#### THE RECORDS
◇ ◇ ◇ ◇
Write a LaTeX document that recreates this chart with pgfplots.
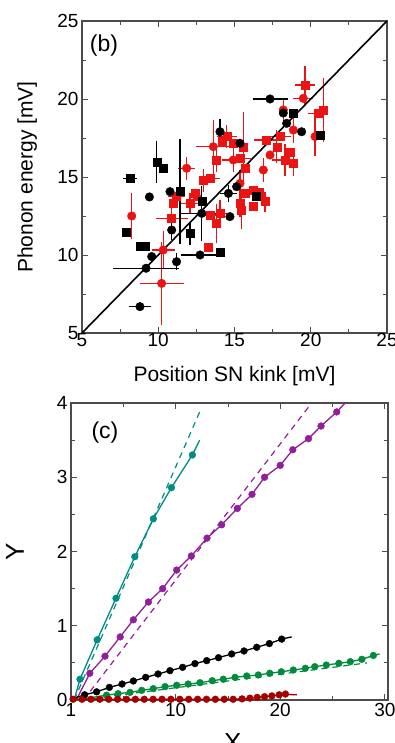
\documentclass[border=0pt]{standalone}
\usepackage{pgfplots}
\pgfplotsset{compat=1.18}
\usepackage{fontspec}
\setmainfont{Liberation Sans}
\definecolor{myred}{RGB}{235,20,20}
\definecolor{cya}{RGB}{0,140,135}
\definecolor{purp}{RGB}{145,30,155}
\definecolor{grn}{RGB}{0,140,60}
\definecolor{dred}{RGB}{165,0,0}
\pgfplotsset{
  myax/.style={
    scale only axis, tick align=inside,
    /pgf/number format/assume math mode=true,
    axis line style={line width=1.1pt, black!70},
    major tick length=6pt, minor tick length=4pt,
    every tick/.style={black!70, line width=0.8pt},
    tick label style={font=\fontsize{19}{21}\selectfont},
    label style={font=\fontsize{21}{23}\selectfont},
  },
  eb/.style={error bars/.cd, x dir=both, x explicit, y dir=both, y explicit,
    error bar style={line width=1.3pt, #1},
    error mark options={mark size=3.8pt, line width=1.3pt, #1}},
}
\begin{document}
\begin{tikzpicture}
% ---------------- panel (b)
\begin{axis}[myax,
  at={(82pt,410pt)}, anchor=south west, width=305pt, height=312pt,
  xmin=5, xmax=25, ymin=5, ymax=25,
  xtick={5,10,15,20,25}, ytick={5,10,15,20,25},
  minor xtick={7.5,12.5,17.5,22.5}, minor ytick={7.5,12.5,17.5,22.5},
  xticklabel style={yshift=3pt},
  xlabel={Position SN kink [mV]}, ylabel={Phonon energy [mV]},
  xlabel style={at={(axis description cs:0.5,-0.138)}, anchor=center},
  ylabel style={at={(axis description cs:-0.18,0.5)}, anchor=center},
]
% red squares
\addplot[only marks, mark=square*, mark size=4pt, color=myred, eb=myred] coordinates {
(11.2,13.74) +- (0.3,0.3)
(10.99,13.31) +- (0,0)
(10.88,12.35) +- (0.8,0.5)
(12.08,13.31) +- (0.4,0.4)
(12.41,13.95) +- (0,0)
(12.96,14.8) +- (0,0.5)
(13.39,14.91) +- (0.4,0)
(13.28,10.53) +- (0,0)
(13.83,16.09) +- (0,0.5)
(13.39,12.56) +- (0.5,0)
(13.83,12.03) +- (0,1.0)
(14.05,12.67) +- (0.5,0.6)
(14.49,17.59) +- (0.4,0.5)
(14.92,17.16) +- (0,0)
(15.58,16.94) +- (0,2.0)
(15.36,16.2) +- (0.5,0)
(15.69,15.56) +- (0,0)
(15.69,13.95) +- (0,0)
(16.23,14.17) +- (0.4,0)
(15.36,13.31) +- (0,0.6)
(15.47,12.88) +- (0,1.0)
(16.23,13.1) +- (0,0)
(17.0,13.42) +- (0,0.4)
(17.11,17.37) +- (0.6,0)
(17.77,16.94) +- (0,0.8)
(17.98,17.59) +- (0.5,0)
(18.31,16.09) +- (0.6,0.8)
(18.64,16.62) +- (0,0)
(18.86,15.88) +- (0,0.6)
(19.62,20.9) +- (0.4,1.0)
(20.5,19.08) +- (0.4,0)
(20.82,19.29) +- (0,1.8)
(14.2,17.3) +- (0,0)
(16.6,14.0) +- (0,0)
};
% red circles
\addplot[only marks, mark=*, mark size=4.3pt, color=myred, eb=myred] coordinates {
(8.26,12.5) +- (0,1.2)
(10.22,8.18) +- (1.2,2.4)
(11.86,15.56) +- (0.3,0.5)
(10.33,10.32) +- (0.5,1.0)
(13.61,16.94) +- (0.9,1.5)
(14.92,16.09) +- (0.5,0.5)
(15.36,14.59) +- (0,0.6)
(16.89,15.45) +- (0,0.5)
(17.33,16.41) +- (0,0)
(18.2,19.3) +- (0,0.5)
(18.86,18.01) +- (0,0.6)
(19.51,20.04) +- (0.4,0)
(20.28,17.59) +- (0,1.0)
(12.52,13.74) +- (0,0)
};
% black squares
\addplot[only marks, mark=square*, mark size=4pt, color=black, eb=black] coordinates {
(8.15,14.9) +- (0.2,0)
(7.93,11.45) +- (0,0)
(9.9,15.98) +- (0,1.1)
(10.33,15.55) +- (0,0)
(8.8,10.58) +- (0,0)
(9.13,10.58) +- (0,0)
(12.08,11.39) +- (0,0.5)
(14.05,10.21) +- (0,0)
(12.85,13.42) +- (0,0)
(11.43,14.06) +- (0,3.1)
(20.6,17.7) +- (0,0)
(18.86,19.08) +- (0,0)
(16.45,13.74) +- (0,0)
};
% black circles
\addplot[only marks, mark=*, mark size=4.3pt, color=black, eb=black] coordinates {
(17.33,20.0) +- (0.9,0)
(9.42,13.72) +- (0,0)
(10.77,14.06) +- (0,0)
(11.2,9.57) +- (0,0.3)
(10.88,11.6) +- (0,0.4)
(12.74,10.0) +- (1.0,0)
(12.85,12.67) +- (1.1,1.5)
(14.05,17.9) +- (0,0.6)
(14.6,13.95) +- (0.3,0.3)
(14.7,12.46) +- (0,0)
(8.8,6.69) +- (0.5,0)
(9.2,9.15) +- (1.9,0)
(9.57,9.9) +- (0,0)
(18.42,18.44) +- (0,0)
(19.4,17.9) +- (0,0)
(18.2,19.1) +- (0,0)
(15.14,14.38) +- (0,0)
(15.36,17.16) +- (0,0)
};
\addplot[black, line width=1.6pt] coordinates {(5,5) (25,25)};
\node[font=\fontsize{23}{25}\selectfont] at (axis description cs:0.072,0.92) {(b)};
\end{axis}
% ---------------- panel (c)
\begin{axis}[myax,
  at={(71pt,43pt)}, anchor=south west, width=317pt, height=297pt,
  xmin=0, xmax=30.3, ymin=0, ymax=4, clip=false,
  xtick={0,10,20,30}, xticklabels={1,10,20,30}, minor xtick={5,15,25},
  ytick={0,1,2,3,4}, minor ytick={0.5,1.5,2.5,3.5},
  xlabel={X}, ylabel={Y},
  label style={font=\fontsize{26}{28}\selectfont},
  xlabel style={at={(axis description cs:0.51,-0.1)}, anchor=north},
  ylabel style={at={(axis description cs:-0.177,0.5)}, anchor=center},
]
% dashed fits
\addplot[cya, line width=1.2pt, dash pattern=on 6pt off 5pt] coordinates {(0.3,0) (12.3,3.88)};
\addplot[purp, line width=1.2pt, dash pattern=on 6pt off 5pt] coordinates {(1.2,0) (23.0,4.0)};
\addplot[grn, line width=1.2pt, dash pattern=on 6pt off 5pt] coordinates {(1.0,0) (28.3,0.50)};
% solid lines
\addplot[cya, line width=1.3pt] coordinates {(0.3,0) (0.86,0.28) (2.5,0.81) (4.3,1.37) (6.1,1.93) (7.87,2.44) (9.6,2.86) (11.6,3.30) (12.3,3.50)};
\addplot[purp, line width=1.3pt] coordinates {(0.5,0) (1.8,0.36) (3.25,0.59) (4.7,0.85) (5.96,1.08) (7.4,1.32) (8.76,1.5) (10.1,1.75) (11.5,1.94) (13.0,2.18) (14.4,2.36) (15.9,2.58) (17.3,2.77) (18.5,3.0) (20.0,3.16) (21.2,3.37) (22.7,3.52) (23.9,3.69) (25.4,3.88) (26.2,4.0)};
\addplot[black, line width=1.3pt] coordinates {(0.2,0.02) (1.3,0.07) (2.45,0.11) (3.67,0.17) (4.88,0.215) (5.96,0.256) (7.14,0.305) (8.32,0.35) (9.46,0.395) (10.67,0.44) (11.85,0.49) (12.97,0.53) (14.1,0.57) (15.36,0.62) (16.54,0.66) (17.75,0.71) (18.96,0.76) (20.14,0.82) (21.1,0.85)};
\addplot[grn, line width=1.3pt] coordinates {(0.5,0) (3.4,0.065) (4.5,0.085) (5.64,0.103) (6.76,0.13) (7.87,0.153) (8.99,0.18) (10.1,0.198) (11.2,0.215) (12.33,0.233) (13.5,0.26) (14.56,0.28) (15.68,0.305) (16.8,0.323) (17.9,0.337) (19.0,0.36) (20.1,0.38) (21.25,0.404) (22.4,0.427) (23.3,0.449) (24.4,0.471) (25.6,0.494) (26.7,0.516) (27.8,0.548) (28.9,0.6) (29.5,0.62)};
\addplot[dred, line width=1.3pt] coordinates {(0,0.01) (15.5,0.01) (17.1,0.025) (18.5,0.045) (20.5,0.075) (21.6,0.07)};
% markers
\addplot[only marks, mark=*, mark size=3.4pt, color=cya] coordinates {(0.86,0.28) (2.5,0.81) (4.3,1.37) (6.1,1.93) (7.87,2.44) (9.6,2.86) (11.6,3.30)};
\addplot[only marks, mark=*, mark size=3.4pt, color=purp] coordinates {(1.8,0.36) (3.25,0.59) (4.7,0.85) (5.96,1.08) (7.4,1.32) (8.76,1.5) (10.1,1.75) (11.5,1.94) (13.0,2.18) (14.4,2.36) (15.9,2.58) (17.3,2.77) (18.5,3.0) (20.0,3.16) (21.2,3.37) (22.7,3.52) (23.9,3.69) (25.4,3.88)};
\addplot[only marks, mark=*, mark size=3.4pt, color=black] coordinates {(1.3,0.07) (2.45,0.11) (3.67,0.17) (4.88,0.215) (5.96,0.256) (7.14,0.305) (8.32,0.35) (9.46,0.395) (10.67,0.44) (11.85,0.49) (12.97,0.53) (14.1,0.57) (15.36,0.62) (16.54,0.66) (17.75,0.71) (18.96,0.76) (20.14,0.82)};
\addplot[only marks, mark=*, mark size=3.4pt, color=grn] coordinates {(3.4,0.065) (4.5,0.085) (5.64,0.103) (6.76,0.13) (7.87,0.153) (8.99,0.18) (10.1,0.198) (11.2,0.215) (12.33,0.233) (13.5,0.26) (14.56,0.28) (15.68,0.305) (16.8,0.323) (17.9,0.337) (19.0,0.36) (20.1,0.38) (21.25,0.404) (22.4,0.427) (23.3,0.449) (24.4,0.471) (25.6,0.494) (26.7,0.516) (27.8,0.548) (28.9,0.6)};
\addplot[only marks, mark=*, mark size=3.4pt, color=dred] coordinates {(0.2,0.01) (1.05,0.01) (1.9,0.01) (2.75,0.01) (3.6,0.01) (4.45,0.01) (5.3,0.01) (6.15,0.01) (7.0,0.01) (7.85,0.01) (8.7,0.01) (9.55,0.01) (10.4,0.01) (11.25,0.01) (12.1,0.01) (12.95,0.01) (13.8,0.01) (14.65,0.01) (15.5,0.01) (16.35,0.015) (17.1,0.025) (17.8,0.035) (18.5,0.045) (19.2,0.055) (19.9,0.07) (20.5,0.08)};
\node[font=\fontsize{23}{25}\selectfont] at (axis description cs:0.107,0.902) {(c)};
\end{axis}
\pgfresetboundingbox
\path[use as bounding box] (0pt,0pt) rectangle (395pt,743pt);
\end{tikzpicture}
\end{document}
◇ ◇ ◇ ◇
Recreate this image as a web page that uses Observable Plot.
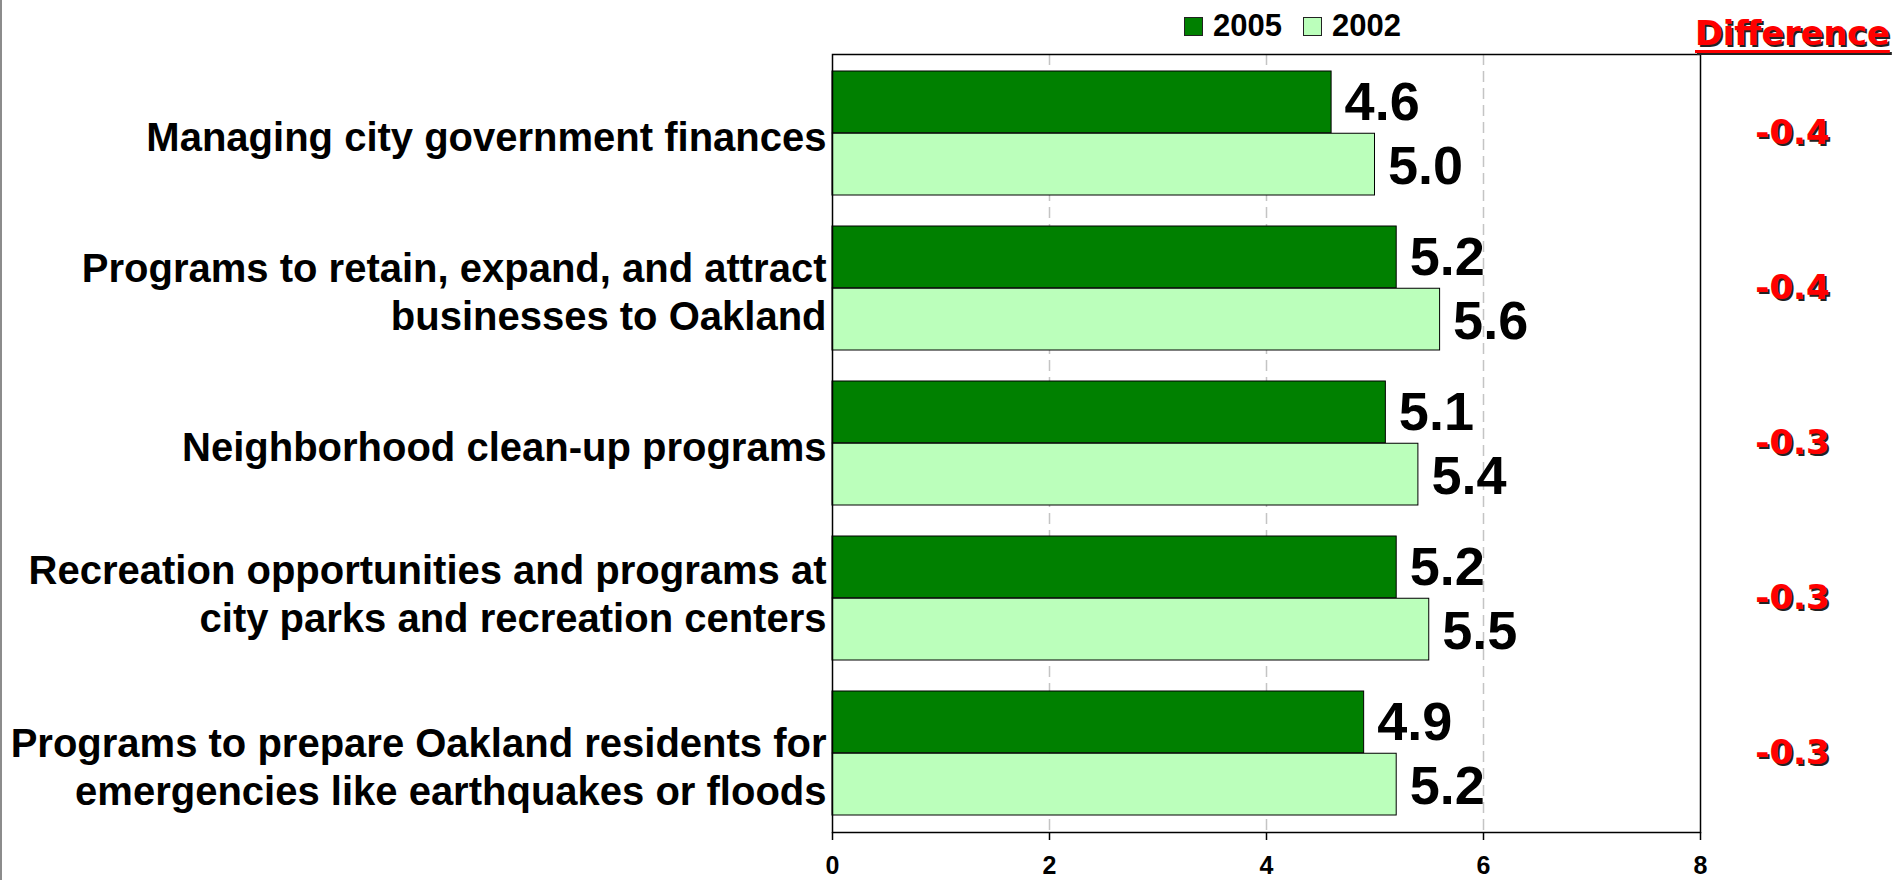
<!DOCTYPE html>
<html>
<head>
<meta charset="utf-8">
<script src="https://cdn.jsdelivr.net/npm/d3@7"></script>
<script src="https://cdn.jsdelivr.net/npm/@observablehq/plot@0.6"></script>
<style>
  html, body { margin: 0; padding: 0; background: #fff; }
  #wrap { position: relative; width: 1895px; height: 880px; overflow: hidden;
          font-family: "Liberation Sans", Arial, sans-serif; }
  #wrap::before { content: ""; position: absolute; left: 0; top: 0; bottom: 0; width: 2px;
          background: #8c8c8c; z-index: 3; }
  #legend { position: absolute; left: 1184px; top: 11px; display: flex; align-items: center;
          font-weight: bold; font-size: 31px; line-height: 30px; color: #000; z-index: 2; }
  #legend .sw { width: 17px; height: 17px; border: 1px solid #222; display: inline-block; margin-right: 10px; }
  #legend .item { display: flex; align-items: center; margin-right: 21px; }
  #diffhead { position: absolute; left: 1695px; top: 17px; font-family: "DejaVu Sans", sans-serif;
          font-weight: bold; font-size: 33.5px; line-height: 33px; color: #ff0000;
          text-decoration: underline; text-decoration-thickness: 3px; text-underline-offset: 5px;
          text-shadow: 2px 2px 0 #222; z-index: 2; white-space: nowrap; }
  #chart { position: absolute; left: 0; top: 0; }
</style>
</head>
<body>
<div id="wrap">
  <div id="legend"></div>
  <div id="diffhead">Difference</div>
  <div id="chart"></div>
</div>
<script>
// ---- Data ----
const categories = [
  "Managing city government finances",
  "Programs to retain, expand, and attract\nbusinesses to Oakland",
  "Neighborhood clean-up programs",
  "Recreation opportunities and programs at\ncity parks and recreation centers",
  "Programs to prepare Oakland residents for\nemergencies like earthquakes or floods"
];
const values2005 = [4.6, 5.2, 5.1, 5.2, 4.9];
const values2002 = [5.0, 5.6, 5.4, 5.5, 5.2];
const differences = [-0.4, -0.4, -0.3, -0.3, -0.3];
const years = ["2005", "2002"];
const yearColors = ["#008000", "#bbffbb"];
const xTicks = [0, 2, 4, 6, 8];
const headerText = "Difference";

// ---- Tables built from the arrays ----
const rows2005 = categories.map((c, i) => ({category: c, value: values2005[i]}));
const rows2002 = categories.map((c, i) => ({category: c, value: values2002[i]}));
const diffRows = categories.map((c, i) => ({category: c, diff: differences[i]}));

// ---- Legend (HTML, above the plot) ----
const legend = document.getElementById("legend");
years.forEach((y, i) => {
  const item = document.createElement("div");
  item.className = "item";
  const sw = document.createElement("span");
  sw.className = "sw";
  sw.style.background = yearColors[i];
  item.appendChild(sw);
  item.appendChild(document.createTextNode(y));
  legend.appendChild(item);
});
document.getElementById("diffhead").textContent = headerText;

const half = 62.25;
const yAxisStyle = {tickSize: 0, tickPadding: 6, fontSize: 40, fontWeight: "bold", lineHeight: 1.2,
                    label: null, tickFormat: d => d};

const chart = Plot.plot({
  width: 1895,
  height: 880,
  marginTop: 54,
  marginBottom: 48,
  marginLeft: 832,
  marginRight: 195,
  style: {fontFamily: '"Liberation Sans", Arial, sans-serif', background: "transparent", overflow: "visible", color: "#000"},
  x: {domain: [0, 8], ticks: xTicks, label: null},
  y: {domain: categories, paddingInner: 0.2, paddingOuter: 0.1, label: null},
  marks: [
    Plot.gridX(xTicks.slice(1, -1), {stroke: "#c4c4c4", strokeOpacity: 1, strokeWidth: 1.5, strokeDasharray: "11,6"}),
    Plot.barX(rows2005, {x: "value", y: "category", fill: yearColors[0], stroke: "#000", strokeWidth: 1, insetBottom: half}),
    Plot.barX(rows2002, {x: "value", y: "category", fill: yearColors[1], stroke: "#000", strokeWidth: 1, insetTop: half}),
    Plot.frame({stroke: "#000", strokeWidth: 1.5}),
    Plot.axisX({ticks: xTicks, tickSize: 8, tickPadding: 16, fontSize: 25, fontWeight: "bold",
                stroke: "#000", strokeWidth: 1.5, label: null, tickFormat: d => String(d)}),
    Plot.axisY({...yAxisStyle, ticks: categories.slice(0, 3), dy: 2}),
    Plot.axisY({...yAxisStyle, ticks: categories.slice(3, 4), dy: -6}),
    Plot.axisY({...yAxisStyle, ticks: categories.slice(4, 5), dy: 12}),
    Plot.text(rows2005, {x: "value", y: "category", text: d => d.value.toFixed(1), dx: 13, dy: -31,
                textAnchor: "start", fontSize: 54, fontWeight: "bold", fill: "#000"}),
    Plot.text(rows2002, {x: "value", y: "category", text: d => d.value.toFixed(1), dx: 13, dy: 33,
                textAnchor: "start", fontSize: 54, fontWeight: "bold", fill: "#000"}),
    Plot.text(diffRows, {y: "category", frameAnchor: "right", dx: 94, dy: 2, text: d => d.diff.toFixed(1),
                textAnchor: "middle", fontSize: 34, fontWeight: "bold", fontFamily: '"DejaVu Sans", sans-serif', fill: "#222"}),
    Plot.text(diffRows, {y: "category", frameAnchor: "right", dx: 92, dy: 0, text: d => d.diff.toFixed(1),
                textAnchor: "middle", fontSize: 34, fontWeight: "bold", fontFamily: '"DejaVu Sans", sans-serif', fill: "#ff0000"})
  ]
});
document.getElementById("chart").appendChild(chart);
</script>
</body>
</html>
◇ ◇ ◇ ◇
#### TASK STATEMENT
Pull out each line containing the word "this" and copy it.

#### SOLUTION
Write a LaTeX document that recreates this chart with pgfplots.
Recreate this image as a web page that uses Observable Plot.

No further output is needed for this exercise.